Von unserem Mitarbeiter
Thomas Goebel
Gut ein Jahr nach der Anti-Nato-Demonstration in der Freiburger
Innenstadt ist gestern ein gerichtliches Nachspiel des Protests zu Ende
gegangen: Das Verfahren gegen einen 22-jährigen Mann, der während der
Demo eine sogenannte Rauchbombe geworfen hatte, wurde vom Landgericht
gegen Zahlung von 500 Euro eingestellt. Das Amtsgericht hatte den
Angeklagten im letzten August zu einer dreimonatigen Bewährungsstrafe
und 1200 Euro verurteilt, dagegen war er in Berufung gegangen.

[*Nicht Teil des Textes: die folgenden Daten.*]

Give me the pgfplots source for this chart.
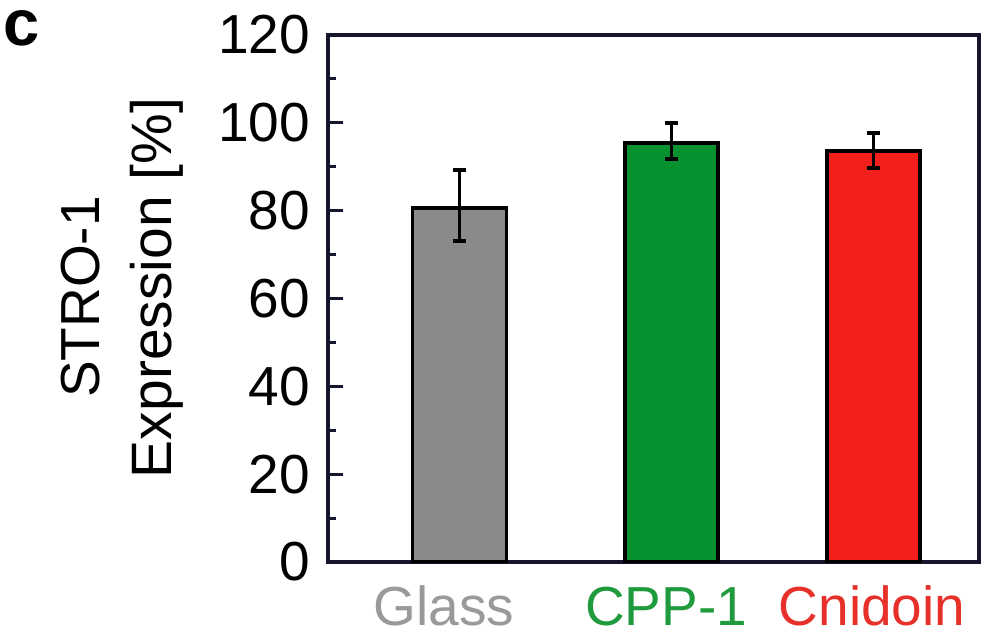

Bereits zu Beginn der Hauptverhandlung
deutete die Vorsitzende Richterin Susanne Müller an, dass eventuell noch
einmal gründlich erörtert werden müsse, ob es sich bei dem Wurf einer
rauchenden Kugel aus Aluminiumfolie tatsächlich um eine versuchte
schwere Körperverletzung handele — so hatte es das Amtsgericht in erster
Instanz entschieden. Zunächst ging es aber noch einmal um die Frage, ob
der Angeklagte überhaupt der Werfer war.
Wie schon in erster Instanz belastete ihn ein
Polizeibeamter, der während der Demo am 30. März 2009 im Einsatz war.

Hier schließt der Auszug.